Paci's words could serve as a statement of purpose for Linguamadre. This new Italian group has released its first album, Il Canzoniere di Pasolini. All but one of the nine tracks have been adapted from among the 800 poems and traditional songs collected by the poet, novelist, and filmmaker Pier Paolo Pasolini and published in his 1955 collection, "Canzoniere Italiano" (Italian Songbook). Pasolini compiled them when Italy was on the threshold of an "economic boom" and when Italian was becoming the dominant language in a nation of regional languages. Collecting and publishing these poems and lyrics was a way to preserve traditional cultures and resist the homogenizing effects of industrial mass culture disseminated by national media.
Pasolini's songbook included only texts; he did not transcribe the music of the traditional songs. Linguamadre sets the poems and song lyrics to new music composed by the band, a quartet comprising the Duo Bottasso (the brothers Simone and Nicolò Bottasso, on diatonic accordion, flute, violin, and trumpet), from Piemonte; Elsa Martin (vocals, electronics), from Friuli; and multi-instrumentalist Davide Ambrogio (guitar, zampogna, lyra, percussion), from Calabria. On their debut album, recorded live in Rome late in 2019, Linguamadre eschews the folkloric, instead drawing on Italian folk music, jazz, and electronics to create contemporary arrangements that are as mysterious, unpredictable, and often as strange as the poems and lyrics themselves.

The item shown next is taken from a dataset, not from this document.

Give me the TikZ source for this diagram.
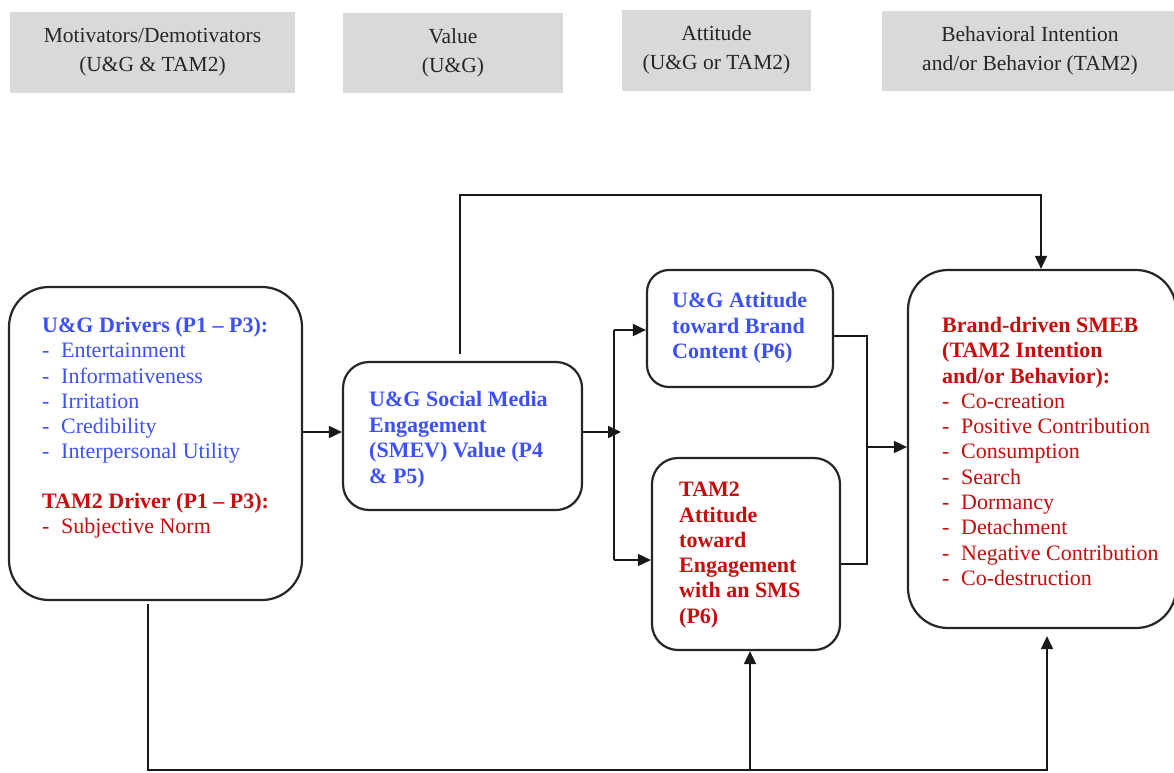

Following Pasolini, who traveled from the north to Sicily to collect the texts for "Canzoniere Italiano," Linguamadre's album comprises one selection each from the northern regions of Piemonte and the Veneto; one from Molise, in south-central Italy; two from Calabria, in Italy's deep south; three from Sicily, and one bi-regional selection that combines poems from Piemonte and Sicily.
The album begins with the one selection not taken from Pasolini's book, "Lingua e Dialettu" (Language and Dialect), a famous poem by Ignazio Buttitta from Sicily, recited by Davide Ambrogio with violin accompaniment by Nicolò Bottasso. One of its best-known lines—"A people becomes poor and servile when they are robbed of the language of their forbears"—links Gramsci and Pasolini, and also Paci, who has claimed Buttitta as a significant influence in his use of lu sicilianu (Sicilian) in his songwriting.
Buttitta likens Sicilian language and culture to a mother who "had breasts like fountains of milk from which everyone drank, but now they spit it out." Regardless of region, Italian culture was strongly masculist when Pasolini compiled Canzoniere Italiano while exalting women as mothers. Popular sayings such as "you only have one mother" and "the mama is always the mama" express a matrifocal concept of family. But it was one rooted in rural, agricultural life and its patriarchal system of production (and reproduction). As post-World War II Italy became increasingly industrial and peasants and agrarian laborers left the land for cities, the old patriarchal system began to break down. But even when they entered the workforce, women were still expected to be "la mamma," the nourishing heart and emotional center of la famiglia.
Linguamadre acknowledges the language-as-mother metaphor in its name—"mother tongue." But, in compiling their own songbook more than five decades after Pasolini's, they don't attempt to recreate what the songs would have sounded like then, since the world they sprang from is gone. "Nina Nana," from Venice, is a lullaby, but Nicolò Bottasso's trumpet and Elsa Martin's vocals and electronics make it a very hip one, for twenty-first-century bambini.
"Traguda!" with Davide Ambrogio singing lead and backed by guitar, violin, diatonic accordion, electronics, and zampogna (Southern Italian bagpipes), is ethereal and earthy, a captivating blend of traditional and exploratory. "Sur Capitani" (live video performance below) which combines a bizarre lyric about a dying military officer from Piemonte with a simple, rustic one about a Sicilian farm boy who cultivates fava beans, is reminiscent of the folk-jazz collaborations of saxophonist Gianluigi Trovesi and accordionist Gianni Coscia. Elsa Martin delivers a terrific vocal performance that reaches its apex toward the end of the song, as she sings to the rhythms of Southern Italian frame drums.
They set the lyrics of "Kadi Kadi," a lament in Arberesh, an Albanian-derived language once spoken in Molise and other southern regions, to Davide Ambrogio's flowing, rhythmically fluid arrangement. Ambrogio and Elsa Martin, backed by Nicolò Bottasso's trumpet, duet with deep but restrained emotion on the World War II partisan song "Boves." The lyrics recount the terror and violence inflicted by German forces on the titular Piemonte town, the Bottasso brothers' hometown: "Poor Boves, completely destroyed by the vile invading barbarians."
"E A La Vo," a Sicilian lullaby that compares a baby daughter to the branches of a pear tree, of an apricot tree, and of a laurel, features the beguiling close harmonies of Martin and Ambrogio. The last track, "Cosmogoya e altre miniminagghie siciliane," combines four Sicilian riddles, one about a boat, another a city with a castle, the third about a basket of flowers that open at night and close during the day, the fourth about an orange that stays with its owner despite being sent abroad. The track is the album's most potent expression of Linguamadre's virtuosity, versatility, and inventiveness. Each riddle gets its own musical treatment, with Martin and Ambrogio sharing vocals. He's vigorous and declamatory on the second riddle; she whispers, does some wordless improvisation, and soars over the bedrock of violin, guitar, and accordion. The riddles follow in sequence then double back, climaxing with Ambrogio reprising the second one. The track ends with him exclaiming, "beddu, beddu!" (beautiful).
Il Canzoniere di Pasolini evokes a lost world but does more than that: Linguamadre's interpretations of the poems and lyrics Pasolini lovingly collected and presented sixty-six years ago gives them new, vibrant life. Whether the group continues to explore "lingua e dialettu" or not, this reviewer looks forward to hearing whatever they do next.